* YOUR GOAL *
Transcribe all of the material below word for word and leave out its pictures.

* DATA LINES *
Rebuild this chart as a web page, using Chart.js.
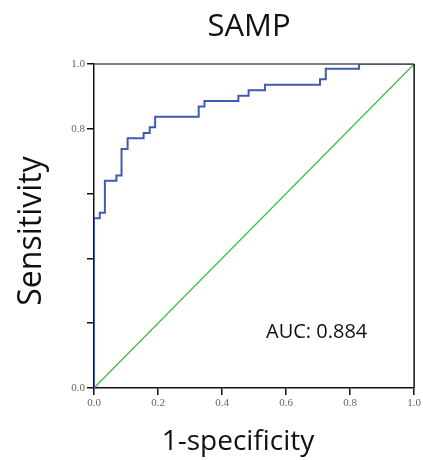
<!DOCTYPE html>
<html>
<head>
<meta charset="utf-8">
<script src="https://cdn.jsdelivr.net/npm/chart.js@4/dist/chart.umd.min.js"></script>
<style>
html,body{margin:0;padding:0;background:#fff;}
#wrap{width:423px;height:460px;}
</style>
</head>
<body>
<div id="wrap"><canvas id="c" width="423" height="460"></canvas></div>
<script>
// ROC curve points (1-specificity, sensitivity)
const fpr = [0, 0, 0.018, 0.034, 0.070, 0.086, 0.105, 0.155, 0.174, 0.191, 0.327, 0.345, 0.451, 0.483, 0.534, 0.706, 0.724, 0.828, 1.0];
const tpr = [0, 0.524, 0.541, 0.640, 0.656, 0.738, 0.771, 0.787, 0.805, 0.837, 0.869, 0.886, 0.902, 0.919, 0.936, 0.953, 0.985, 1.0, 1.0];
// Reference line
const refX = [0, 1];
const refY = [0, 1];
// Tick labels
const xTickLabels = ['0.0', '0.2', '0.4', '0.6', '0.8', '1.0'];
const yTickLabels = ['0.0', '', '', '', '0.8', '1.0'];
const titleText = 'SAMP';
const xTitle = '1-specificity';
const yTitle = 'Sensitivity';
const aucText = 'AUC: 0.884';

const rocData = fpr.map((x, i) => ({x: x, y: tpr[i]}));
const refData = refX.map((x, i) => ({x: x, y: refY[i]}));

const textPlugin = {
  id: 'texts',
  afterDraw(chart) {
    const ctx = chart.ctx;
    const ca = chart.chartArea;
    ctx.save();
    // frame top and right
    ctx.lineWidth = 1.5;
    ctx.strokeStyle = '#555';
    ctx.beginPath(); ctx.moveTo(ca.left, ca.top); ctx.lineTo(ca.right, ca.top); ctx.stroke();
    ctx.strokeStyle = '#111';
    ctx.beginPath(); ctx.moveTo(ca.right, ca.top); ctx.lineTo(ca.right, ca.bottom); ctx.stroke();

    ctx.fillStyle = '#111';
    ctx.textBaseline = 'alphabetic';
    ctx.textAlign = 'center';
    ctx.font = '31px "Open Sans"';
    ctx.fillText(titleText, 249, 36);
    ctx.font = '28px "Open Sans"';
    ctx.fillText(xTitle, 238, 450);
    ctx.save();
    ctx.translate(41, 231);
    ctx.rotate(-Math.PI / 2);
    ctx.font = '32px "Open Sans"';
    ctx.fillText(yTitle, 0, 0);
    ctx.restore();
    ctx.textAlign = 'left';
    ctx.font = '20px "Open Sans"';
    ctx.fillText(aucText, 266, 338);
    ctx.restore();
  }
};

new Chart(document.getElementById('c'), {
  type: 'scatter',
  data: {
    datasets: [
      {
        label: 'ROC',
        data: rocData,
        showLine: true,
        stepped: 'before',
        borderColor: '#3f5bb0',
        borderWidth: 2,
        pointRadius: 0,
        fill: false
      },
      {
        label: 'Reference',
        data: refData,
        showLine: true,
        borderColor: '#3cbf4a',
        borderWidth: 1.3,
        pointRadius: 0,
        fill: false
      }
    ]
  },
  options: {
    responsive: false,
    animation: false,
    devicePixelRatio: 1,
    layout: {padding: {left: 0, top: 64, right: 8, bottom: 0}},
    plugins: {legend: {display: false}, tooltip: {enabled: false}, title: {display: false}},
    scales: {
      x: {
        type: 'linear', min: 0, max: 1,
        afterFit(s) { s.height = 72; },
        grid: {drawOnChartArea: false, drawTicks: true, tickLength: 7, color: '#111', lineWidth: 1.5},
        border: {color: '#111', width: 1.5},
        ticks: {
          stepSize: 0.2, padding: 2, maxRotation: 0, color: '#666',
          font: {family: '"Liberation Serif", serif', size: 11},
          callback: (v, i) => xTickLabels[i]
        }
      },
      y: {
        type: 'linear', min: 0, max: 1,
        afterFit(s) { s.width = 94; },
        grid: {drawOnChartArea: false, drawTicks: true, tickLength: 7, color: '#111', lineWidth: 1.5},
        border: {color: '#111', width: 1.5},
        ticks: {
          stepSize: 0.2, padding: 2, color: '#666',
          font: {family: '"Liberation Serif", serif', size: 11},
          callback: (v, i) => yTickLabels[i]
        }
      }
    }
  },
  plugins: [textPlugin]
});
</script>
</body>
</html>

* WRITTEN SOLUTION *
Rebuild this chart as a web page, using Chart.js.
<!DOCTYPE html>
<html>
<head>
<meta charset="utf-8">
<script src="https://cdn.jsdelivr.net/npm/chart.js@4/dist/chart.umd.min.js"></script>
<style>
html,body{margin:0;padding:0;background:#fff;}
#wrap{width:423px;height:460px;}
</style>
</head>
<body>
<div id="wrap"><canvas id="c" width="423" height="460"></canvas></div>
<script>
// ROC curve points (1-specificity, sensitivity)
const fpr = [0, 0, 0.018, 0.034, 0.070, 0.086, 0.105, 0.155, 0.174, 0.191, 0.327, 0.345, 0.451, 0.483, 0.534, 0.706, 0.724, 0.828, 1.0];
const tpr = [0, 0.524, 0.541, 0.640, 0.656, 0.738, 0.771, 0.787, 0.805, 0.837, 0.869, 0.886, 0.902, 0.919, 0.936, 0.953, 0.985, 1.0, 1.0];
// Reference line
const refX = [0, 1];
const refY = [0, 1];
// Tick labels
const xTickLabels = ['0.0', '0.2', '0.4', '0.6', '0.8', '1.0'];
const yTickLabels = ['0.0', '', '', '', '0.8', '1.0'];
const titleText = 'SAMP';
const xTitle = '1-specificity';
const yTitle = 'Sensitivity';
const aucText = 'AUC: 0.884';

const rocData = fpr.map((x, i) => ({x: x, y: tpr[i]}));
const refData = refX.map((x, i) => ({x: x, y: refY[i]}));

const textPlugin = {
  id: 'texts',
  afterDraw(chart) {
    const ctx = chart.ctx;
    const ca = chart.chartArea;
    ctx.save();
    // frame top and right
    ctx.lineWidth = 1.5;
    ctx.strokeStyle = '#555';
    ctx.beginPath(); ctx.moveTo(ca.left, ca.top); ctx.lineTo(ca.right, ca.top); ctx.stroke();
    ctx.strokeStyle = '#111';
    ctx.beginPath(); ctx.moveTo(ca.right, ca.top); ctx.lineTo(ca.right, ca.bottom); ctx.stroke();

    ctx.fillStyle = '#111';
    ctx.textBaseline = 'alphabetic';
    ctx.textAlign = 'center';
    ctx.font = '31px "Open Sans"';
    ctx.fillText(titleText, 249, 36);
    ctx.font = '28px "Open Sans"';
    ctx.fillText(xTitle, 238, 450);
    ctx.save();
    ctx.translate(41, 231);
    ctx.rotate(-Math.PI / 2);
    ctx.font = '32px "Open Sans"';
    ctx.fillText(yTitle, 0, 0);
    ctx.restore();
    ctx.textAlign = 'left';
    ctx.font = '20px "Open Sans"';
    ctx.fillText(aucText, 266, 338);
    ctx.restore();
  }
};

new Chart(document.getElementById('c'), {
  type: 'scatter',
  data: {
    datasets: [
      {
        label: 'ROC',
        data: rocData,
        showLine: true,
        stepped: 'before',
        borderColor: '#3f5bb0',
        borderWidth: 2,
        pointRadius: 0,
        fill: false
      },
      {
        label: 'Reference',
        data: refData,
        showLine: true,
        borderColor: '#3cbf4a',
        borderWidth: 1.3,
        pointRadius: 0,
        fill: false
      }
    ]
  },
  options: {
    responsive: false,
    animation: false,
    devicePixelRatio: 1,
    layout: {padding: {left: 0, top: 64, right: 8, bottom: 0}},
    plugins: {legend: {display: false}, tooltip: {enabled: false}, title: {display: false}},
    scales: {
      x: {
        type: 'linear', min: 0, max: 1,
        afterFit(s) { s.height = 72; },
        grid: {drawOnChartArea: false, drawTicks: true, tickLength: 7, color: '#111', lineWidth: 1.5},
        border: {color: '#111', width: 1.5},
        ticks: {
          stepSize: 0.2, padding: 2, maxRotation: 0, color: '#666',
          font: {family: '"Liberation Serif", serif', size: 11},
          callback: (v, i) => xTickLabels[i]
        }
      },
      y: {
        type: 'linear', min: 0, max: 1,
        afterFit(s) { s.width = 94; },
        grid: {drawOnChartArea: false, drawTicks: true, tickLength: 7, color: '#111', lineWidth: 1.5},
        border: {color: '#111', width: 1.5},
        ticks: {
          stepSize: 0.2, padding: 2, color: '#666',
          font: {family: '"Liberation Serif", serif', size: 11},
          callback: (v, i) => yTickLabels[i]
        }
      }
    }
  },
  plugins: [textPlugin]
});
</script>
</body>
</html>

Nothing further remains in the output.